4.2 Learning the importance of a relationship

In Equation 2 we defined the adjacency matrix by relying on the weighting function w, which assigns a weight to each predicate of the KG. In this setting, each predicate is a social relationship. Defining the weight of a social relationship is an elaborate task, particularly when it needs to be contextualised in the creative domain. Perry-Smith [25] argues on the existence of strong and weak social ties and their influence on creativity. Strong ties, defined as highly redundant connections between two individuals (e.g. Trent Reznor and David Bowie in Fig. 7) are found to positively correlate with creativity but does not discuss the weight that should be assigned to a specific relationship type. Simonton [29] argues that some particular relationships, such as the mentor-pupil one, have a higher influence on the creative process of an artist when compared to others. A straightforward approach, which serves as a baseline, is to assign to each relation type the same weight (w (l) =1 ∀ l ∈ L) and ignore the arguments above. Similarly, it is possible to follow a distributional approach and assume that the importance of a relationship is (inversely) proportional to the distribution of that relationship among the reference population. This can be done by defining the weight of the label to be (inversely) proportional to their distribution in the graph, which results in $w (l) = \frac{| E_{l} |}{| E |}$ (respectively $w (l) = \frac{| E |}{| E_{l} |}$ ) where E_l = {e ∈ E s . t . label (e) = l}. While such an assumption might be true, KGs rely on open-world assumption, where data incompleteness is assumed. This is an important aspect since it is difficult (if not impossible) to exhaustively enumerate all the social relationships of an individual.

A more flexible approach is to learn the weights assigned to w by fitting the data in the Knowledge Graph. This can be obtained by framing the problem of predicting creative influence as a multi-class classification problem. Given an edge e = (i, j), we can interpret f^D (i, j) as a score indicating whether e ∈ E with l ∈ label (e) where l is the label assigned to the edges that semantically states that i is creatively influenced by j. Essentially, the f-communicability of a pair of nodes (i, j) (f^D (i, j) measures the degree to which i is creatively influenced by j). To do that, we learn the weighting function α_k by minimising the cross entropy loss between f^D (A′) and $\hat{A}$ where $A^{'} + \hat{A} = A$ - i.e. $\hat{A}$ is obtained by only considering the edges labelled as the creative influence between two nodes while A′ contains all the other edges.

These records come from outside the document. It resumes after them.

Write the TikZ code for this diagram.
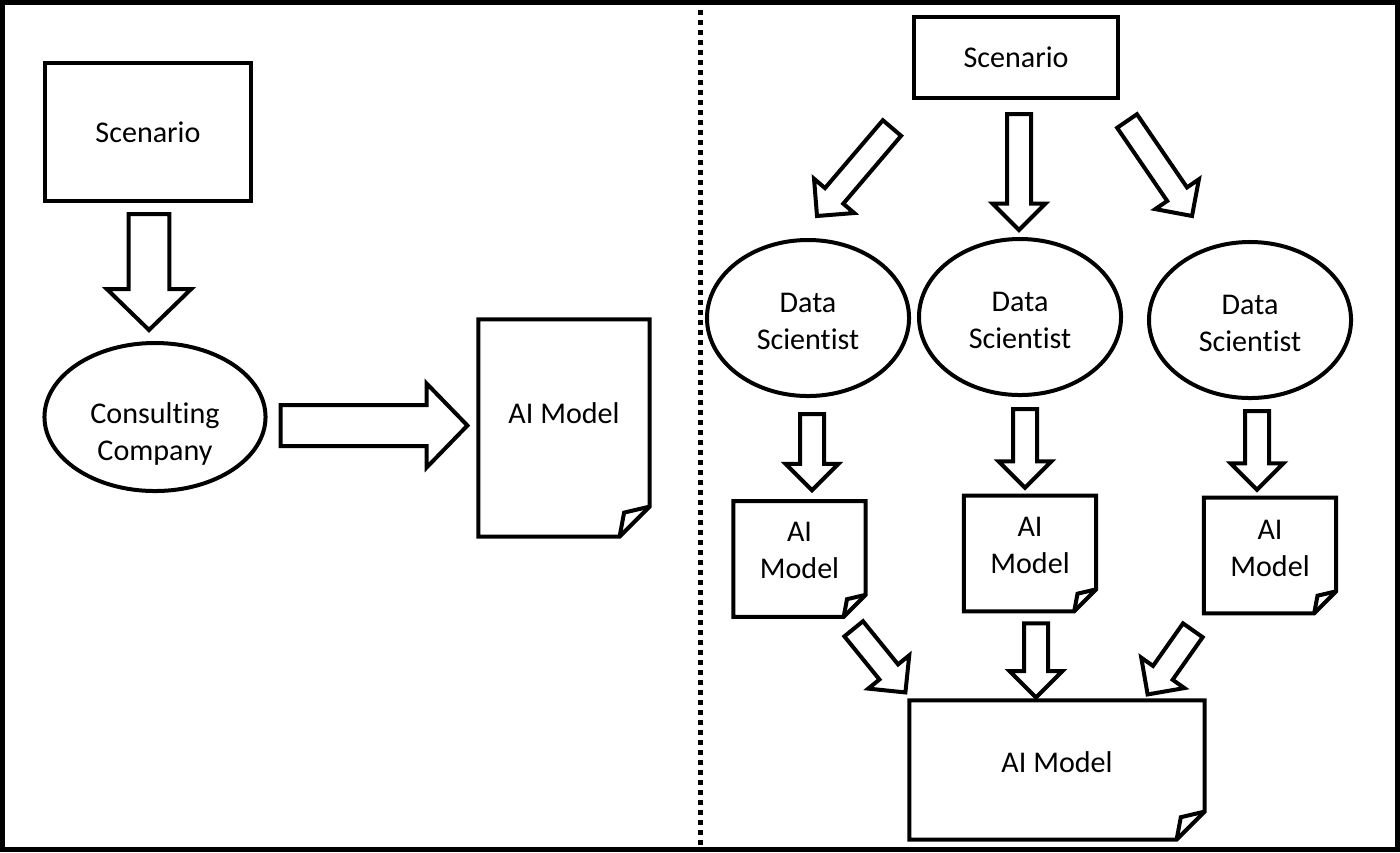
\documentclass[tikz,border=0pt]{standalone}
\usepackage{fontspec}
\setmainfont{Carlito}[Ligatures=NoCommon]
\usetikzlibrary{calc,shapes.geometric}
\definecolor{ink}{HTML}{000000}

% hollow block arrow: shaft half width, head half width, head length, start, tip
\newcommand{\blockarrow}[5]{%
  \coordinate (ba-s) at #4;
  \coordinate (ba-t) at #5;
  \coordinate (ba-h) at ($(ba-t)!#3!(ba-s)$);
  \draw[blockline] ($(ba-s)!#1!90:(ba-t)$) -- ($(ba-h)!#1!90:(ba-t)$) -- ($(ba-h)!#2!90:(ba-t)$) -- (ba-t)
    -- ($(ba-h)!#2!-90:(ba-t)$) -- ($(ba-h)!#1!-90:(ba-t)$) -- ($(ba-s)!#1!-90:(ba-t)$) -- cycle;}
\newcommand{\bigarrow}[2]{\blockarrow{0.256cm}{0.525cm}{0.51cm}{#1}{#2}}
\newcommand{\smallarrow}[2]{\blockarrow{0.15cm}{0.33cm}{0.33cm}{#1}{#2}}
% page with a folded corner, drawn round a node
\newcommand{\docoutline}[2]{%
  \draw[docline] (#1.north west) -- (#1.north east) -- ($(#1.south east)+(0,-#2)$) -- ($(#1.south east)+(-#2,0)$) -- (#1.south west) -- cycle;
  \draw[docline] ($(#1.south east)+(-#2,0)$) -- ($(#1.south east)+(-0.85*#2,-0.8*#2)$) -- ($(#1.south east)+(0,-#2)$);}

\begin{document}
\begin{tikzpicture}[x=0.0125cm,y=-0.0125cm,ink,
  every node/.style={font=\fontsize{10.7}{13.1}\selectfont,align=center},
  box/.style={draw,line width=0.05cm,inner sep=0pt},
  bubble/.style={ellipse,draw,line width=0.05cm,inner sep=0pt,minimum width=2.525cm,minimum height=1.95cm},
  doc/.style={inner sep=0pt},
  smalldoc/.style={doc,minimum width=1.64cm,minimum height=1.43cm},
  blockline/.style={line width=0.05cm,fill=white,line join=miter},
  docline/.style={line width=0.05cm,line join=miter}]
\useasboundingbox (0,0) rectangle (1400,852);
\draw[line width=0.0625cm] (2.5,2.5) rectangle (1397.5,849.5);
\draw[line width=0.0625cm,dash pattern=on 0.0625cm off 0.0625cm] (700.5,0) -- (700.5,852);

% left: one company
\node[box,minimum width=2.575cm,minimum height=1.725cm] (scenLeft) at (148,132) {Scenario};
\node[bubble,minimum width=2.7625cm,minimum height=1.85cm,label={[yshift=-0.21cm]center:Consulting\\Company}] (firm) at (155,417) {};
\node[doc,minimum width=2.125cm,minimum height=2.7cm,label={[yshift=0.19cm]center:AI Model}] (modelLeft) at (564,428) {};
\docoutline{modelLeft}{30}
\bigarrow{($(scenLeft.south)+(1,11)$)}{($(firm.north)+(-6,-11)$)}
\bigarrow{($(firm.east)+(13,8.5)$)}{($(modelLeft.west)+(-11,-2.5)$)}

% right: many data scientists
\node[box,minimum width=2.55cm,minimum height=1.0125cm] (scenRight) at (1016,57.5) {Scenario};
\node[bubble,label={[yshift=-0.04cm]center:Data\\Scientist}] (sci1) at (808,318) {};
\node[bubble,label={[yshift=-0.04cm]center:Data\\Scientist}] (sci2) at (1020,317) {};
\node[bubble,label={[yshift=-0.04cm]center:Data\\Scientist}] (sci3) at (1250,320) {};
\node[smalldoc,label={[yshift=0.11cm]center:AI\\Model}] (model1) at (799.5,559) {};
\node[smalldoc,label={[yshift=0.1cm]center:AI\\Model}] (model2) at (1030,553.5) {};
\node[smalldoc,label={[yshift=0.09cm]center:AI\\Model}] (model3) at (1270,555.5) {};
\node[doc,minimum width=3.675cm,minimum height=1.725cm,label={[yshift=0.1cm]center:AI Model}] (modelAll) at (1057,770) {};
\docoutline{model1}{22}
\docoutline{model2}{22}
\docoutline{model3}{22}
\docoutline{modelAll}{28}

\smallarrow{($(scenRight.south west)+(-20,28)$)}{($(sci1.north)+(9,-22)$)}
\smallarrow{($(scenRight.south)+(3,14)$)}{($(sci2.north)+(-1,-7)$)}
\smallarrow{($(scenRight.south east)+(7,21)$)}{($(sci3.north)+(-58,-24)$)}
\smallarrow{($(sci1.south)+(4,16)$)}{($(model1.north)+(12.5,-11)$)}
\smallarrow{($(sci2.south)+(5,12)$)}{($(model2.north)+(-5,-8)$)}
\smallarrow{($(sci3.south)+(7,11)$)}{($(model3.north)+(-13,-8)$)}
\smallarrow{($(model1.south east)+(-12,12)$)}{($(modelAll.north west)+(-4,-8)$)}
\smallarrow{($(model2.south)+(6,12)$)}{($(modelAll.north)+(-21,-3)$)}
\smallarrow{($(model3.south west)+(-11,17)$)}{($(modelAll.north east)+(-57,-6)$)}
\end{tikzpicture}
\end{document}
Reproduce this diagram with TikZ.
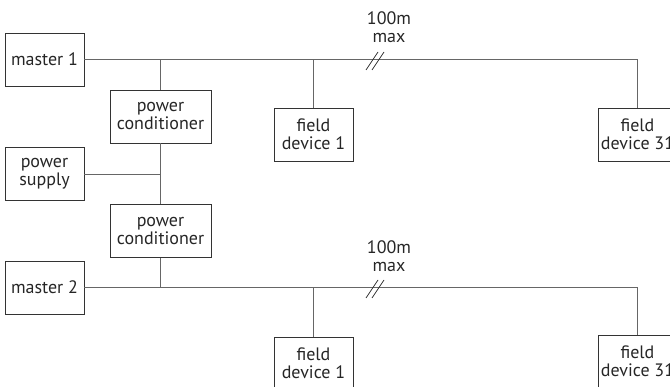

While aggregating relations using a sum, as done in Equation 1 is a reasonable approach, it is also reasonable to suppose that the joint presence of two relationships, e.g. friendship and mentorship together, might be more (or less) important than the sum of the two components - i.e. the combination of two weighted relationships is a non-linear combination. To take this additional consideration into account we perform a non-linear combination using a Multi-Layer Perceptron (MLP) model with one hidden layer using a ReLU activation. In that case, equation 1 is updated to $A = MLP ([A_{l} \forall l \in L])$ (7) It needs to be noted that given the limited amount labeled influence relations, particularly in the case of Linked Jazz, relying on a neura-network model might result in underfitting. For this reasoner, we consider the learned non-linear combination of weights as an alternative to a linear combination to evaluate if the amount of data in is sufficient for this task.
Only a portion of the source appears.